What is to be printed is the span of lines starting at the one containing "Emit a Python" and ending at the one containing "ax = fig.add_axes([80/631, 1-438/496, 563/631, (438-93)/496])", reproduced exactly with pictures left out.
··· INPUT ROWS
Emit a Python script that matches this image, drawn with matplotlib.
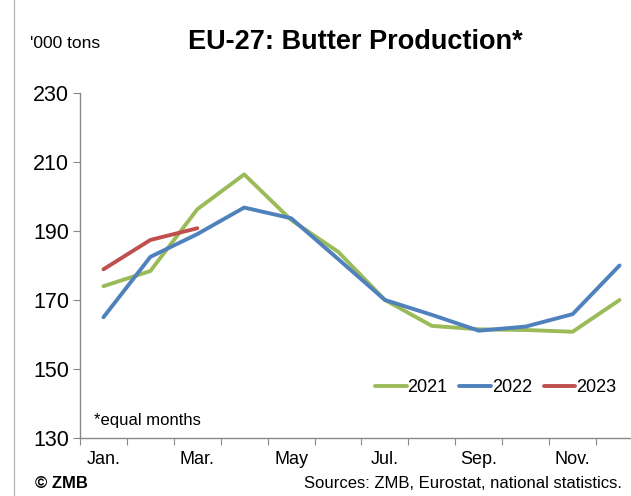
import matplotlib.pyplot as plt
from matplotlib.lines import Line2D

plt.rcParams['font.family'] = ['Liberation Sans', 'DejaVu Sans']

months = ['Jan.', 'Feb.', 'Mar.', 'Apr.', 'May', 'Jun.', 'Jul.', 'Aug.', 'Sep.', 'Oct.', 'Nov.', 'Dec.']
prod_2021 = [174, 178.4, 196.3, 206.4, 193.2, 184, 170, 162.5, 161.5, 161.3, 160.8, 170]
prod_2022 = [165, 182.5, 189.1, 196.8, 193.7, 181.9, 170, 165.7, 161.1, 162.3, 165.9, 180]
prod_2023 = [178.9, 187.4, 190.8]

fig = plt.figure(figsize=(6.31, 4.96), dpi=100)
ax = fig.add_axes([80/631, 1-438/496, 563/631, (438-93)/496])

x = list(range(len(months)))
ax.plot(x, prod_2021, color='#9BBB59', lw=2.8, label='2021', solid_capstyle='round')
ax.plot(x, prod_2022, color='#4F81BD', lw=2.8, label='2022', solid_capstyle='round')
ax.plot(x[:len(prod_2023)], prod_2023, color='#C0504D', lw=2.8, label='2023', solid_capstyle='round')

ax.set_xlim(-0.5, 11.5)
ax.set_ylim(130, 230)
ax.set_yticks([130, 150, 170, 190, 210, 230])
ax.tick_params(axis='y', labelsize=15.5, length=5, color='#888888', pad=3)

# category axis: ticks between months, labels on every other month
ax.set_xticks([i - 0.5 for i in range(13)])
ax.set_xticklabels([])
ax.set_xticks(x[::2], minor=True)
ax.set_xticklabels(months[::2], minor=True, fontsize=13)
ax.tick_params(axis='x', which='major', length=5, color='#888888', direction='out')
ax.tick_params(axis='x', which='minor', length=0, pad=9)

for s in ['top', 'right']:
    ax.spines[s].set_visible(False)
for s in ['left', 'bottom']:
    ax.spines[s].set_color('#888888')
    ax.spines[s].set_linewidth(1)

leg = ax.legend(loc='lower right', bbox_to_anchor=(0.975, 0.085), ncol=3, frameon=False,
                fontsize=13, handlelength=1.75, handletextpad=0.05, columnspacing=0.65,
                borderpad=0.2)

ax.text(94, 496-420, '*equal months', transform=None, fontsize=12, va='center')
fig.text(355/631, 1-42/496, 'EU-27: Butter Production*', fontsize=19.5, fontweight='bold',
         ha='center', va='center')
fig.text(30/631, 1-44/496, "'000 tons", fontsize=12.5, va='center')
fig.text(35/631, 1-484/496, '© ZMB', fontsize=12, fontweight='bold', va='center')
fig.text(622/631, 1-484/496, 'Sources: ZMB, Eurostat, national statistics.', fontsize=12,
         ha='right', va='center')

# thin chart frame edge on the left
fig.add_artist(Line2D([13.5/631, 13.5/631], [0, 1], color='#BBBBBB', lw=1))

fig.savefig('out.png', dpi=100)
······
··· INPUT ROWS
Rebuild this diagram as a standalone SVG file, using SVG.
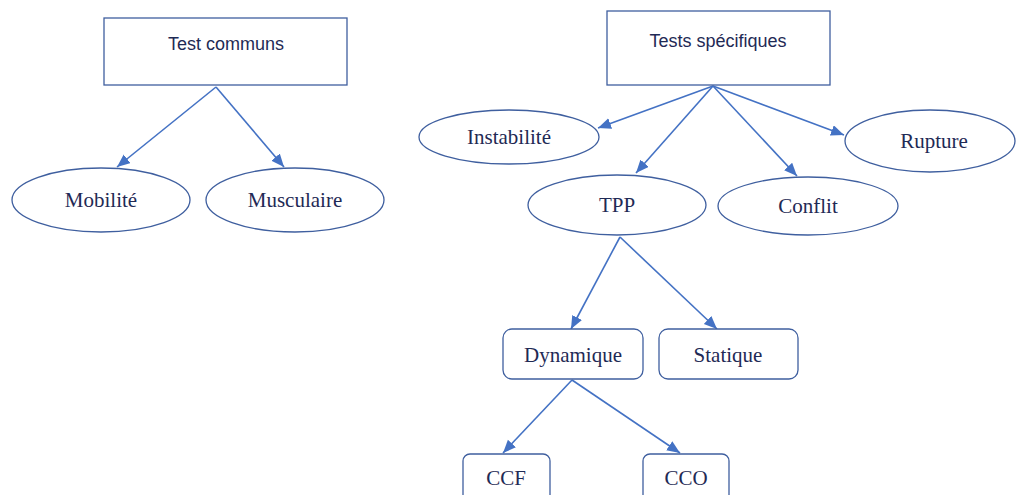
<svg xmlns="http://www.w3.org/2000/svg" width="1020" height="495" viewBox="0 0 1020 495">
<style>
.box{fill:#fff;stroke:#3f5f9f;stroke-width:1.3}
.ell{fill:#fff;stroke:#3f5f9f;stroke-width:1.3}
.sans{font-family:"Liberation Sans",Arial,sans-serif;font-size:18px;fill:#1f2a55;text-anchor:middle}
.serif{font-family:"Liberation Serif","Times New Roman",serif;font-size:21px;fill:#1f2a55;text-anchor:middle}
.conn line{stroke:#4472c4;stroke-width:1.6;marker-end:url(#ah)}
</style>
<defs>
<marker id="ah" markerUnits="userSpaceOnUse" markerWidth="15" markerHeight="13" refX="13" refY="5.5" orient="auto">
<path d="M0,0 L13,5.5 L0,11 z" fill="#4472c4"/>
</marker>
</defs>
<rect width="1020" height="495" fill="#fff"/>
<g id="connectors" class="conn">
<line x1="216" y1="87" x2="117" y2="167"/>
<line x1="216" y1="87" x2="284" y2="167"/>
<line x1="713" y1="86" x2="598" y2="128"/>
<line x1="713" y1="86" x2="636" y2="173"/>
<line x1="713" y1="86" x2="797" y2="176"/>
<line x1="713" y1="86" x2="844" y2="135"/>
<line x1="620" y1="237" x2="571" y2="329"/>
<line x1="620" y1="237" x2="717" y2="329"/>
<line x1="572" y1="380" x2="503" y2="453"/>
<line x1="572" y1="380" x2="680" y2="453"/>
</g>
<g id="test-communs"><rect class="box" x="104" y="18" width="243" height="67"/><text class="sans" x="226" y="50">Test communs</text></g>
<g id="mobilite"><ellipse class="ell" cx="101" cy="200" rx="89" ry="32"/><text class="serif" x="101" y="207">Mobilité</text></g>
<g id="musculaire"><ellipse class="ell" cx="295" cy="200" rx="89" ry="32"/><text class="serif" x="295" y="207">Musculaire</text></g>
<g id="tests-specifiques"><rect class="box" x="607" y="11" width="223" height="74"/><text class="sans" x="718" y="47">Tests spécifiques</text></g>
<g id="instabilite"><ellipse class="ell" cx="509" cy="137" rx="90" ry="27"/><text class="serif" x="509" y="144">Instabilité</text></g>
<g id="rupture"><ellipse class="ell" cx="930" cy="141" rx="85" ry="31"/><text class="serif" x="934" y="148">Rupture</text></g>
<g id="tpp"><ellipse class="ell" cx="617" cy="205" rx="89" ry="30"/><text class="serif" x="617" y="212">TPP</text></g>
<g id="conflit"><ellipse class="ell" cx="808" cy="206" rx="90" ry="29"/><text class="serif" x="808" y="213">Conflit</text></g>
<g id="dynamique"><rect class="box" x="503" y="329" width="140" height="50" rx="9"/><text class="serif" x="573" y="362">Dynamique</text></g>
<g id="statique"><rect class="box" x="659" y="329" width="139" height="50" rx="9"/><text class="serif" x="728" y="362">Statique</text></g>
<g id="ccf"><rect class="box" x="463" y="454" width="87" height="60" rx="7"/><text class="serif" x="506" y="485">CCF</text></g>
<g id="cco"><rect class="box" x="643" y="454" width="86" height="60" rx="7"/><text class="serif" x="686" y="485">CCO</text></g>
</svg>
······
COMPLETE ANSWER »
Emit a Python script that matches this image, drawn with matplotlib.
import matplotlib.pyplot as plt
from matplotlib.lines import Line2D

plt.rcParams['font.family'] = ['Liberation Sans', 'DejaVu Sans']

months = ['Jan.', 'Feb.', 'Mar.', 'Apr.', 'May', 'Jun.', 'Jul.', 'Aug.', 'Sep.', 'Oct.', 'Nov.', 'Dec.']
prod_2021 = [174, 178.4, 196.3, 206.4, 193.2, 184, 170, 162.5, 161.5, 161.3, 160.8, 170]
prod_2022 = [165, 182.5, 189.1, 196.8, 193.7, 181.9, 170, 165.7, 161.1, 162.3, 165.9, 180]
prod_2023 = [178.9, 187.4, 190.8]

fig = plt.figure(figsize=(6.31, 4.96), dpi=100)
ax = fig.add_axes([80/631, 1-438/496, 563/631, (438-93)/496])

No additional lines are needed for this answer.